Oil prices fell in early Asian trade on Tuesday as expectations of renewed negotiations between the United States and Iran eased concerns about further disruptions to global energy supplies.
The global benchmark Brent crude dropped by around 1% to $98.40 per barrel, while US-traded crude declined by 1.7% to $97.40. The decline followed comments from former US President Donald Trump, who indicated that Iran had reached out to Washington regarding a potential agreement.
Speaking to reporters outside the White House, Trump stated that Tehran was interested in resuming discussions and “would like to make a deal very badly.” The remarks signaled a possible shift toward diplomacy after heightened tensions in recent days.
Oil prices had earlier surged above $100 per barrel after the United States ordered a blockade of Iranian ports following the collapse of negotiations over the weekend. The escalation raised fears of supply disruptions, particularly given Iran’s strategic position in global energy markets.
According to a report by the The New York Times, Iran proposed suspending uranium enrichment for up to five years as part of a potential agreement. However, the United States reportedly rejected the offer, insisting on a longer suspension period of up to 20 years. The report, citing officials from both countries, noted that while proposals have been exchanged, significant differences remain.
Talks between Washington and Tehran, reportedly held in Pakistan, have not yet resulted in a breakthrough. Despite this, the discussions indicate that diplomatic channels remain open, with the possibility of a second round of face-to-face negotiations.
The White House has not officially commented on the latest developments.
Meanwhile, Asian financial markets responded positively to the easing concerns. Japan’s Nikkei 225 rose by 2.6%, while South Korea’s Kospi gained more than 3%, reflecting improved investor sentiment.
The broader context remains shaped by ongoing tensions in the Gulf region. The Strait of Hormuz, through which nearly 20% of global oil and gas shipments pass, has emerged as a critical flashpoint. Iran has threatened to target vessels transiting the strait in response to US-Israeli strikes since late February, raising concerns about the continuity of global energy flows.
Countries across Asia, which rely heavily on energy imports from the Gulf, have been particularly affected by the volatility in oil prices and supply uncertainty.
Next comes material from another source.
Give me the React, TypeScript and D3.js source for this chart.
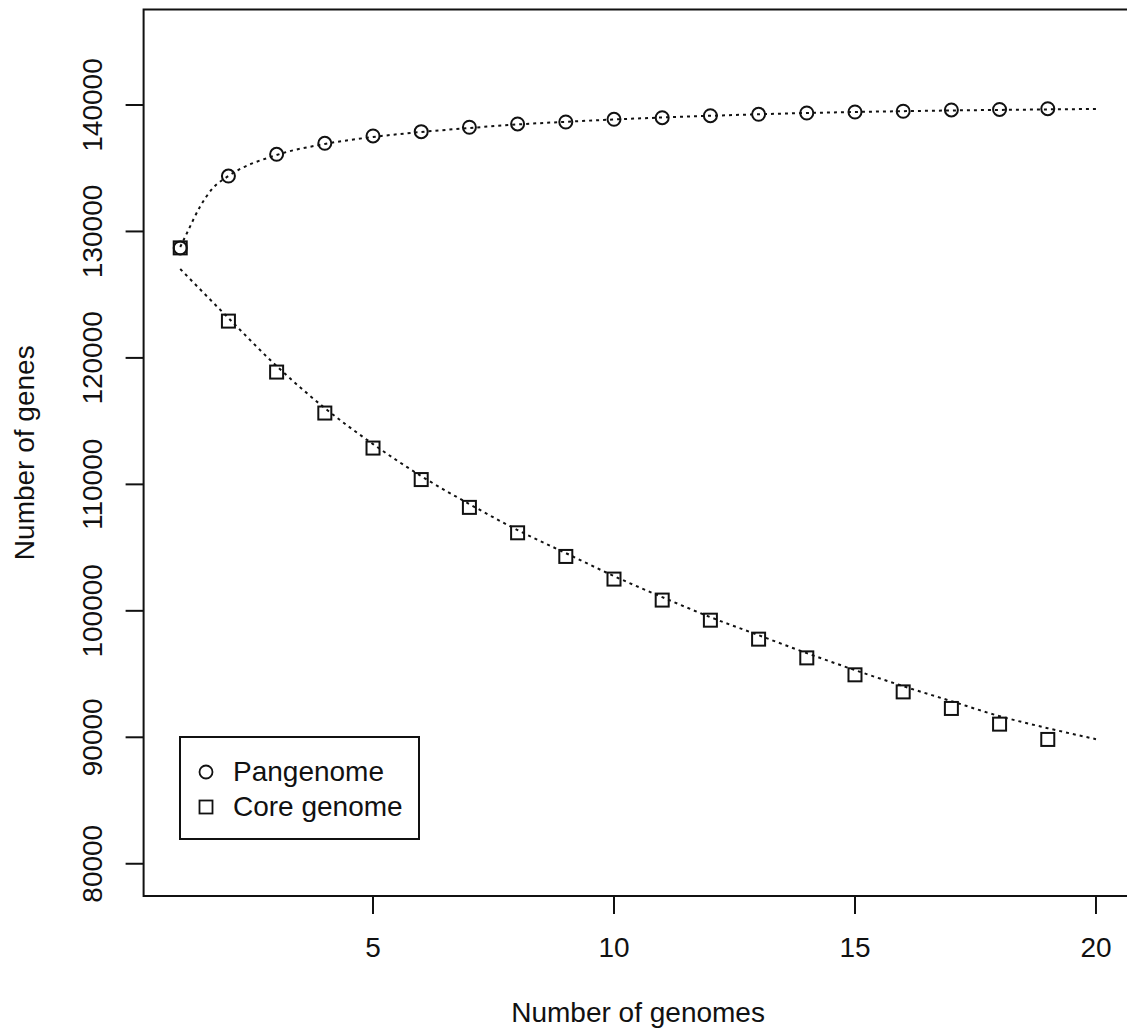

US Energy Secretary Chris Wright stated that oil prices could continue to rise in the coming weeks if shipping disruptions persist. He noted that prices are likely to peak when maritime traffic resumes through the Strait of Hormuz, which remains effectively constrained.
The situation highlights the continued sensitivity of global energy markets to geopolitical developments. While renewed diplomatic signals have temporarily eased market pressure, unresolved differences between the US and Iran, along with ongoing regional tensions, continue to pose risks to energy stability.